(Charts and diagrams as code)
· · ·
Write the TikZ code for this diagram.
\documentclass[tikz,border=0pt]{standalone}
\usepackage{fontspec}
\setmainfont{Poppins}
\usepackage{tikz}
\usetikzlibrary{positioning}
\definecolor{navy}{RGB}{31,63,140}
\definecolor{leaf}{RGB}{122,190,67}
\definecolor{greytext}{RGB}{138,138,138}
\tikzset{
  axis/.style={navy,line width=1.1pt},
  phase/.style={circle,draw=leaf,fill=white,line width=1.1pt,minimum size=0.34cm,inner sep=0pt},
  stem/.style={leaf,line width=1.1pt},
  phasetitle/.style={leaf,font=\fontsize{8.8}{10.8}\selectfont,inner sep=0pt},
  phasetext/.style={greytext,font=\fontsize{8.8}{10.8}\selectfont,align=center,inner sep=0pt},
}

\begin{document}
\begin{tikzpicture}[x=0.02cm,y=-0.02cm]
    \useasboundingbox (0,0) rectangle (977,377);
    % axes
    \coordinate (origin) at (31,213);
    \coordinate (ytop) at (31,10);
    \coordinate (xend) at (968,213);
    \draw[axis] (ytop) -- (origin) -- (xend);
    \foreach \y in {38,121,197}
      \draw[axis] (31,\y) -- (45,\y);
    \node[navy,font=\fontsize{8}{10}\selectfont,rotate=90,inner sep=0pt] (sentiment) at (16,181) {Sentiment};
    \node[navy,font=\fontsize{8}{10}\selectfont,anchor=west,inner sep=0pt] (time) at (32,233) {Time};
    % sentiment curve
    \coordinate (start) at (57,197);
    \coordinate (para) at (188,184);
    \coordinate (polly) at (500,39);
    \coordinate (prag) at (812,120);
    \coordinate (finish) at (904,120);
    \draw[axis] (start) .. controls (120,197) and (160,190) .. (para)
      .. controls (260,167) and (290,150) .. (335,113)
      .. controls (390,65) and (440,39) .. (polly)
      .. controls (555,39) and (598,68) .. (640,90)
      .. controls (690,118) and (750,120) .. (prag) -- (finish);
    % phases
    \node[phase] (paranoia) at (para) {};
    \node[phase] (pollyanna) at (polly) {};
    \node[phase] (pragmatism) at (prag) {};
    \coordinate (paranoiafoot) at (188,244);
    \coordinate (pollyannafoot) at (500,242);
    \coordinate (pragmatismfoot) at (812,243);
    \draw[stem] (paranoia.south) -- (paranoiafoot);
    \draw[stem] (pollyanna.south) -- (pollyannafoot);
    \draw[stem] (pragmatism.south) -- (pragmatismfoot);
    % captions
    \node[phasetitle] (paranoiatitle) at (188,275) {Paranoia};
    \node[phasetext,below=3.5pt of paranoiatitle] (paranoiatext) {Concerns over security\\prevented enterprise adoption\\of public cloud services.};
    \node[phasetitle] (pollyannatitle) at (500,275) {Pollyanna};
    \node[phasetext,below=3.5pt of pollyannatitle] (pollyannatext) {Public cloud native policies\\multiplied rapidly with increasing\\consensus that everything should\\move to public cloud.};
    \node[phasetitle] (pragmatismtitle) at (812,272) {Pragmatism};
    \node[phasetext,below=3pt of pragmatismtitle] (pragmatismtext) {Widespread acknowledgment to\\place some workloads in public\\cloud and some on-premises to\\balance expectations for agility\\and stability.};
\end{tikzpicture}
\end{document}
· · ·
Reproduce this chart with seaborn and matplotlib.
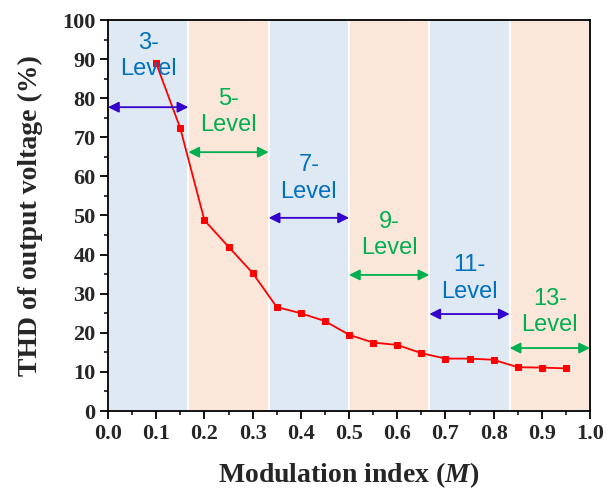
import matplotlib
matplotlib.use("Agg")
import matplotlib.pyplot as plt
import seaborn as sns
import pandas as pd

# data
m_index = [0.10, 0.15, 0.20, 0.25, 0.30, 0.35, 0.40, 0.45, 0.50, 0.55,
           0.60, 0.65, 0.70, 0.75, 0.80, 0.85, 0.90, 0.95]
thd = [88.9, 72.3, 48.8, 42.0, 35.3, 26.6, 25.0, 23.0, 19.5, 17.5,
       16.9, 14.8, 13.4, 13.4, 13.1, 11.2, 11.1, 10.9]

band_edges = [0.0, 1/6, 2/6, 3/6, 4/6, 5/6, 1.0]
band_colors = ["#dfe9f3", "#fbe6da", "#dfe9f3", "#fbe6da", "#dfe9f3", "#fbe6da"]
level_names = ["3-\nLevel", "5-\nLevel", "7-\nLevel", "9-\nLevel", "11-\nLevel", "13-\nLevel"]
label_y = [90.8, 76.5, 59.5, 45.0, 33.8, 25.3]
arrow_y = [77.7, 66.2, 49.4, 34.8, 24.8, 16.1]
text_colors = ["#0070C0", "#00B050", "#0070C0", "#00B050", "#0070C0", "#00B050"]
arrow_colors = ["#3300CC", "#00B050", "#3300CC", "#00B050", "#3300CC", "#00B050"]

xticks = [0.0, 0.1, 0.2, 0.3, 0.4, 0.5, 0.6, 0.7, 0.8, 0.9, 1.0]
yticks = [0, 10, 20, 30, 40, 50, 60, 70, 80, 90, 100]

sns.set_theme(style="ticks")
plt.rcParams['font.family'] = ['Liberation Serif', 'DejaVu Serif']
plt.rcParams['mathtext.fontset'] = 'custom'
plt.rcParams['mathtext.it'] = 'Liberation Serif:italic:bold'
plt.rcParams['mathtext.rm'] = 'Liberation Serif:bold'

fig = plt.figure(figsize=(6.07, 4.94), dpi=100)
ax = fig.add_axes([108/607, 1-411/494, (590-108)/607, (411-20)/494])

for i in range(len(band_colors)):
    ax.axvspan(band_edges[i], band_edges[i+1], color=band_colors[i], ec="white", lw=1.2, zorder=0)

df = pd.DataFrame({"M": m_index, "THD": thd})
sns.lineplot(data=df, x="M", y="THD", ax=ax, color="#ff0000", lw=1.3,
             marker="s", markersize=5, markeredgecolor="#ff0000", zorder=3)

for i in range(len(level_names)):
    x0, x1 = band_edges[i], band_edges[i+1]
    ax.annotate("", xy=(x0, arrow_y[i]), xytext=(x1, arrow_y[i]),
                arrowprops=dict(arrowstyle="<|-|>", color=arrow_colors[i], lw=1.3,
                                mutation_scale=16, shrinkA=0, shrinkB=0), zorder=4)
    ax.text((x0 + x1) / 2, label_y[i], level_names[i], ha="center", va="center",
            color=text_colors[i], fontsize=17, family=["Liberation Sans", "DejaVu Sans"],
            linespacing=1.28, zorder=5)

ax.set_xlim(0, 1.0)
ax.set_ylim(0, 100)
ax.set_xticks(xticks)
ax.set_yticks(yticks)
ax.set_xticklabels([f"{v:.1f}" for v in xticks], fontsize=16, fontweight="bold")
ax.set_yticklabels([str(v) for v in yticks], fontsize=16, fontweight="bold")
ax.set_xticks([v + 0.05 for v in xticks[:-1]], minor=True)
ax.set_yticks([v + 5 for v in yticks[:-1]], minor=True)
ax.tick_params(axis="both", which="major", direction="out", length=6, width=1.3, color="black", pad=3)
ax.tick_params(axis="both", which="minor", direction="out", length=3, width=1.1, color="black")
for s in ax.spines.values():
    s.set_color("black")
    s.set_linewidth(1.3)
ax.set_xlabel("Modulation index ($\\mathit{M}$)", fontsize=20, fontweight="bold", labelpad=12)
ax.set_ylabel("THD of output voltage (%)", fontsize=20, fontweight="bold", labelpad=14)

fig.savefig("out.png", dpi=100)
· · ·
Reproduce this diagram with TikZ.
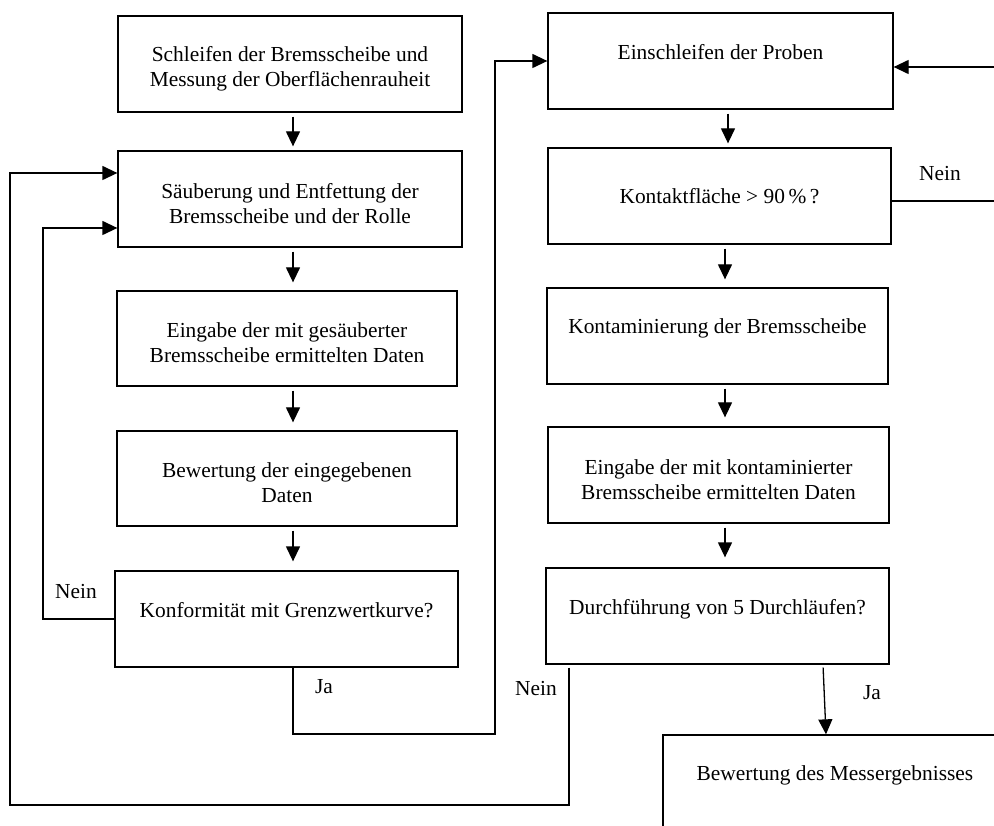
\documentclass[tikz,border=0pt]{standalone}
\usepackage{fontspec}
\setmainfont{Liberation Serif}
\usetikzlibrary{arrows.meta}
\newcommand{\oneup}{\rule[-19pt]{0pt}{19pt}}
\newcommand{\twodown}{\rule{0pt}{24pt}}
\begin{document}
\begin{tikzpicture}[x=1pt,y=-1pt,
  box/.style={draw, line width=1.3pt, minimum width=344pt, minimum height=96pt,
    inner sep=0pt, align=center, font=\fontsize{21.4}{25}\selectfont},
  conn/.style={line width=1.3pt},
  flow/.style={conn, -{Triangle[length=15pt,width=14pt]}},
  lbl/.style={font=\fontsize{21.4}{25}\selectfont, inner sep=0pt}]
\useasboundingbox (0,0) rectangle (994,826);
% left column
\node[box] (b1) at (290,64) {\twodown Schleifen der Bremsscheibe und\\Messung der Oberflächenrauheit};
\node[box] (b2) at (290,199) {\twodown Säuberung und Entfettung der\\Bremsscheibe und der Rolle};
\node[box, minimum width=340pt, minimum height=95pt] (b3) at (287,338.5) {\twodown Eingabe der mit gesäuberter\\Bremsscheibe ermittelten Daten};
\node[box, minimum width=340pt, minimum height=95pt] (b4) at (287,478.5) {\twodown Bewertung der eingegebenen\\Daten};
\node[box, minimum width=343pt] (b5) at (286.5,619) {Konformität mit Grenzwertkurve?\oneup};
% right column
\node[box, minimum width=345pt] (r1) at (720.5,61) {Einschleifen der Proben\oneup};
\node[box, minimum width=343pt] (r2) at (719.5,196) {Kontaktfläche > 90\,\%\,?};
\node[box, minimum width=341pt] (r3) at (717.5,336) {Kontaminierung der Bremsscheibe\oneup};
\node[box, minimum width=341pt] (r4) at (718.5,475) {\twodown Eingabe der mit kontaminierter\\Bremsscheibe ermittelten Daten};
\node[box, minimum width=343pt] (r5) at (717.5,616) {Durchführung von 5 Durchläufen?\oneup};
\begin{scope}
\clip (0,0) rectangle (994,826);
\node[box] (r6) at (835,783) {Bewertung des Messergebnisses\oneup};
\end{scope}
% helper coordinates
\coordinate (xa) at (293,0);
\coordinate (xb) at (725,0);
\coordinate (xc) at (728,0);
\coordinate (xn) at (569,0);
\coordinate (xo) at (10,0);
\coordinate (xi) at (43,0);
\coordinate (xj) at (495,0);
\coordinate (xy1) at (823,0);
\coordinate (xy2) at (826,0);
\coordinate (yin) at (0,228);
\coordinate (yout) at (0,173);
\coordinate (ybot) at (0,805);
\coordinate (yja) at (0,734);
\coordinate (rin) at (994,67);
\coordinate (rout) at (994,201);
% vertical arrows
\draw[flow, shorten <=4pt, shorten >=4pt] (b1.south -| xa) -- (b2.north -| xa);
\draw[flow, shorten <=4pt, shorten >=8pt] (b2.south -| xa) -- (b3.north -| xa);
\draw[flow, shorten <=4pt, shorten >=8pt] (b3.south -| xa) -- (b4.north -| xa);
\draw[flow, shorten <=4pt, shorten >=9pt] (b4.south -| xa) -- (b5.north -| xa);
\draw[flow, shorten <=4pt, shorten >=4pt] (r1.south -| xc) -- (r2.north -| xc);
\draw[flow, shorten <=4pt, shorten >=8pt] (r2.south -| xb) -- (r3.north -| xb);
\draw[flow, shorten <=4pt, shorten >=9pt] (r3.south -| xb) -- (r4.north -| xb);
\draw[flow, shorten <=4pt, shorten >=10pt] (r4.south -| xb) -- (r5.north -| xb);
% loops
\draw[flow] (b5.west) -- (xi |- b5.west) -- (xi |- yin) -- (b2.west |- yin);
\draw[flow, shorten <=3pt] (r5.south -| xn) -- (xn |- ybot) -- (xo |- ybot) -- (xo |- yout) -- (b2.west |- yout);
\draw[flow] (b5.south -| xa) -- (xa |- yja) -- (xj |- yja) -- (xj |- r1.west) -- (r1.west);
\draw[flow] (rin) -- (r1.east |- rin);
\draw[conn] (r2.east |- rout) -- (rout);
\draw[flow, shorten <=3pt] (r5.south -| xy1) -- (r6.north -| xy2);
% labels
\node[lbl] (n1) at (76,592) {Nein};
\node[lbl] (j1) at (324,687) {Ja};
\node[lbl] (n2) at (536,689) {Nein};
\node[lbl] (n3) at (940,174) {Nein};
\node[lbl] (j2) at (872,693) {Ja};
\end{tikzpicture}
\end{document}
· · ·
◆ PROBLEM REQUIREMENTS
Everything from the line with "Reproduce this chart" down to the line with "16.9, 14.8, 13.4, 13.4, 13.1, 11.2, 11.1, 10.9]" in the data above should be copied exactly, with both end lines kept and the pictures left out.

◆ FINISHED TASK
Reproduce this chart with seaborn and matplotlib.
import matplotlib
matplotlib.use("Agg")
import matplotlib.pyplot as plt
import seaborn as sns
import pandas as pd

# data
m_index = [0.10, 0.15, 0.20, 0.25, 0.30, 0.35, 0.40, 0.45, 0.50, 0.55,
           0.60, 0.65, 0.70, 0.75, 0.80, 0.85, 0.90, 0.95]
thd = [88.9, 72.3, 48.8, 42.0, 35.3, 26.6, 25.0, 23.0, 19.5, 17.5,
       16.9, 14.8, 13.4, 13.4, 13.1, 11.2, 11.1, 10.9]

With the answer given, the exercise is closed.